Required task. Print all of the data exactly.

Recorded information.
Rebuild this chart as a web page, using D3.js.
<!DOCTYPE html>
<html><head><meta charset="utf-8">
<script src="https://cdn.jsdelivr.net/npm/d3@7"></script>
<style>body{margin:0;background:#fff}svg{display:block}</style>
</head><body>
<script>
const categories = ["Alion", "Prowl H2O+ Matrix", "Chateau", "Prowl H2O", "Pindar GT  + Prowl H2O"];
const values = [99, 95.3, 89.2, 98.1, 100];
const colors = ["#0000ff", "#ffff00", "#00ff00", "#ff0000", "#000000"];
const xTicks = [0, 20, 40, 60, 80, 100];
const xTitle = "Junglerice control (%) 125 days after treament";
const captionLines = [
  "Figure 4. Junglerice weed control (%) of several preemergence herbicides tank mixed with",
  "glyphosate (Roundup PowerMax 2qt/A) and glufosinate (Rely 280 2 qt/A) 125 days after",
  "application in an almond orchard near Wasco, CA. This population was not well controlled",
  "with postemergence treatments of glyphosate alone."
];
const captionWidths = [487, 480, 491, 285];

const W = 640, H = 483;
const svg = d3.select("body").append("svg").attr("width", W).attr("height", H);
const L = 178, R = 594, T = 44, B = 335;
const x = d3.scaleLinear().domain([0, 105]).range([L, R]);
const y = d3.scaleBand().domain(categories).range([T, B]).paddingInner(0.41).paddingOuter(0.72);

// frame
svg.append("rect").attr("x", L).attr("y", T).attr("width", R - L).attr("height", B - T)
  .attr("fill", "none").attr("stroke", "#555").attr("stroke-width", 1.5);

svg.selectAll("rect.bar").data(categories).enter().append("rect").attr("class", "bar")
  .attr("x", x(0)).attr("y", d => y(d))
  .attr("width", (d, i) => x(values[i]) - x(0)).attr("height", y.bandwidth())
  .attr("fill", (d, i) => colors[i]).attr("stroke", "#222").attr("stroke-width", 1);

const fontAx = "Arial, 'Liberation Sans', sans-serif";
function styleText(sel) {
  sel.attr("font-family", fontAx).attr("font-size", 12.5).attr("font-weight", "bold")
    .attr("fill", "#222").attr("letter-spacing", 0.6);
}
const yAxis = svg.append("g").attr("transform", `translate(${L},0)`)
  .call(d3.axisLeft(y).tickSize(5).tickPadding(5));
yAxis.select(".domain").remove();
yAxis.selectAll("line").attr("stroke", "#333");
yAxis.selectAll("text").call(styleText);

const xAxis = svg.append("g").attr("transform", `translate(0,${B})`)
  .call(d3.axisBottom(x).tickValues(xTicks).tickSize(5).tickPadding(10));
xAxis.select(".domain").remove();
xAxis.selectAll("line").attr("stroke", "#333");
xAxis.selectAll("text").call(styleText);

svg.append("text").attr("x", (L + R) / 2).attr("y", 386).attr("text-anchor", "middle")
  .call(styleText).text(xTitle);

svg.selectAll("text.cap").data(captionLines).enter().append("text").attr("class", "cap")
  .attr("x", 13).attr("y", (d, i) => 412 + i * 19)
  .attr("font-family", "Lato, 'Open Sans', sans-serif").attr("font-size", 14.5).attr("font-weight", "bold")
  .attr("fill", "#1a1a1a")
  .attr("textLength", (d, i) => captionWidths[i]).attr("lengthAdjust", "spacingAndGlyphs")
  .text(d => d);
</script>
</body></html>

Solved problem.
Rebuild this chart as a web page, using D3.js.
<!DOCTYPE html>
<html><head><meta charset="utf-8">
<script src="https://cdn.jsdelivr.net/npm/d3@7"></script>
<style>body{margin:0;background:#fff}svg{display:block}</style>
</head><body>
<script>
const categories = ["Alion", "Prowl H2O+ Matrix", "Chateau", "Prowl H2O", "Pindar GT  + Prowl H2O"];
const values = [99, 95.3, 89.2, 98.1, 100];
const colors = ["#0000ff", "#ffff00", "#00ff00", "#ff0000", "#000000"];
const xTicks = [0, 20, 40, 60, 80, 100];
const xTitle = "Junglerice control (%) 125 days after treament";
const captionLines = [
  "Figure 4. Junglerice weed control (%) of several preemergence herbicides tank mixed with",
  "glyphosate (Roundup PowerMax 2qt/A) and glufosinate (Rely 280 2 qt/A) 125 days after",
  "application in an almond orchard near Wasco, CA. This population was not well controlled",
  "with postemergence treatments of glyphosate alone."
];
const captionWidths = [487, 480, 491, 285];

const W = 640, H = 483;
const svg = d3.select("body").append("svg").attr("width", W).attr("height", H);
const L = 178, R = 594, T = 44, B = 335;
const x = d3.scaleLinear().domain([0, 105]).range([L, R]);
const y = d3.scaleBand().domain(categories).range([T, B]).paddingInner(0.41).paddingOuter(0.72);

// frame
svg.append("rect").attr("x", L).attr("y", T).attr("width", R - L).attr("height", B - T)
  .attr("fill", "none").attr("stroke", "#555").attr("stroke-width", 1.5);

svg.selectAll("rect.bar").data(categories).enter().append("rect").attr("class", "bar")
  .attr("x", x(0)).attr("y", d => y(d))
  .attr("width", (d, i) => x(values[i]) - x(0)).attr("height", y.bandwidth())
  .attr("fill", (d, i) => colors[i]).attr("stroke", "#222").attr("stroke-width", 1);

const fontAx = "Arial, 'Liberation Sans', sans-serif";
function styleText(sel) {
  sel.attr("font-family", fontAx).attr("font-size", 12.5).attr("font-weight", "bold")
    .attr("fill", "#222").attr("letter-spacing", 0.6);
}
const yAxis = svg.append("g").attr("transform", `translate(${L},0)`)
  .call(d3.axisLeft(y).tickSize(5).tickPadding(5));
yAxis.select(".domain").remove();
yAxis.selectAll("line").attr("stroke", "#333");
yAxis.selectAll("text").call(styleText);

const xAxis = svg.append("g").attr("transform", `translate(0,${B})`)
  .call(d3.axisBottom(x).tickValues(xTicks).tickSize(5).tickPadding(10));
xAxis.select(".domain").remove();
xAxis.selectAll("line").attr("stroke", "#333");
xAxis.selectAll("text").call(styleText);

svg.append("text").attr("x", (L + R) / 2).attr("y", 386).attr("text-anchor", "middle")
  .call(styleText).text(xTitle);

svg.selectAll("text.cap").data(captionLines).enter().append("text").attr("class", "cap")
  .attr("x", 13).attr("y", (d, i) => 412 + i * 19)
  .attr("font-family", "Lato, 'Open Sans', sans-serif").attr("font-size", 14.5).attr("font-weight", "bold")
  .attr("fill", "#1a1a1a")
  .attr("textLength", (d, i) => captionWidths[i]).attr("lengthAdjust", "spacingAndGlyphs")
  .text(d => d);
</script>
</body></html>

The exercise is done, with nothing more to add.